Vetos e votos

Rui Pereira, jornalista — 5 Outubro 2007

O espectáculo da política corrente no país teve uma animação inusual no mês Agosto, em razão dos três vetos presidenciais a outros tantos diplomas legais. Cavaco Silva, depois de um idílio não muito prolongado mas intenso com Sócrates, parece estar a dar sinal de que, também para ele, alguma coisa não estará bem.
Nos três vetos há duas situações diferentes. Uma é a da lei que fixava o chamado “regime de responsabilidade civil extracontratual”. Trata-se de dar oportunidade aos cidadãos para imputar judicialmente responsabilidades ao Estado. Cavaco vetou, por recear a sobrecarga de queixas de cidadãos nos tribunais e pelo facto de o impacto das eventuais indemnizações que o Estado tenha de pagar aos queixosos não estar estimado. Esta lei fora aprovada por unanimidade no parlamento. Não era propriamente uma “lei-PS” e constitui, politicamente, uma situação à parte.
PS eram, sim, as outras duas. A lei orgânica da GNR que ‘socratizava’ o seu controlo e militarizava (ainda mais) aquele corpo paramilitar, ao mesmo tempo que criava uma espécie de carreira paralela e simplificada na formação de oficiais generais próprios da Guarda. Algo de semelhante aos cursos de bolso para engenheiros que depois não são reconhecidos pela Ordem. E por fim, o veto do sensível Estatuto dos Jornalistas, dúvidas presidenciais em especial a respeito das quebras do sigilo profissional e quanto à regulamentação do acesso à profissão.

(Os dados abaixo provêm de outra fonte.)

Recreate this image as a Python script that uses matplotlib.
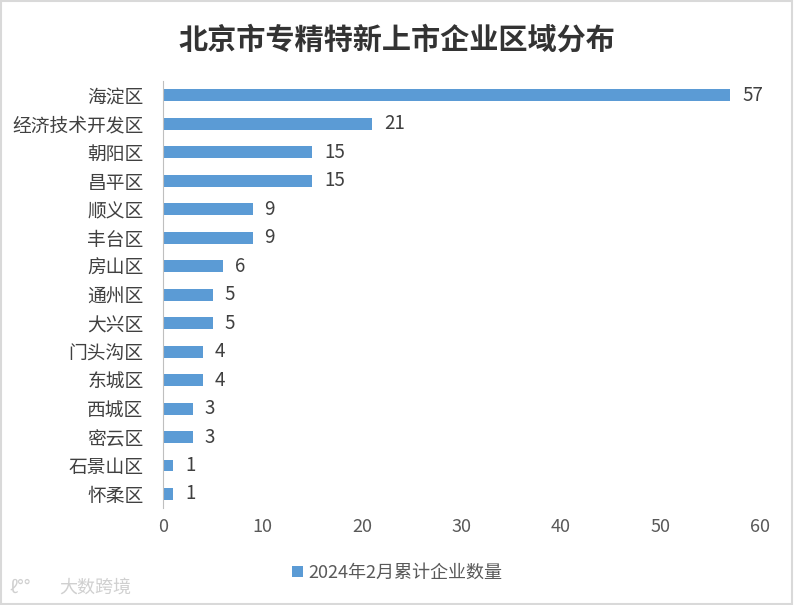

O PS, com um sorriso indisfarçavelmente amarelo, tenta reduzir o assunto a uma suposta normalidade, como se, por tradição, os presidentes da República não tivessem outro hábito no mês de Agosto que não fosse vetar leis governamentais, umas atrás das outras.
Ora o sentido mais profundo destes vetos não parece, contudo, ser o passado das suas razões, mas o futuro das suas intenções. Com o PSD a dizer que quer uma redução imediata no peso do assalto fiscal que o PS lançou sobre a empobrecida sociedade portuguesa, é da máxima evidência que o Governo se prepara para o fazer apenas nas vésperas das eleições.
Como Sócrates parece cumprir a pior tradição demagógica-eleiçoeira e também a de que uma “maioria absoluta” dos (escassos) votos expressos significa uma tirania privada de quem a conseguiu, Cavaco poderá estar a tentar, com as armas de que dispõe, e até perante os seus, disciplinar a insaciável e pouco escrupulosa vontade de reprodução do poder PS.
Será apenas uma ajuda às oposições parlamentares, ou tratar-se-á de uma (sem dúvida surpreendente) tentativa de introduzir alguma higiene no jogo político socialista de inédita maioria? Em qualquer dos casos, Sócrates e o PS parecem ter algumas razões para se preocuparem. Pelo menos por via das dúvidas.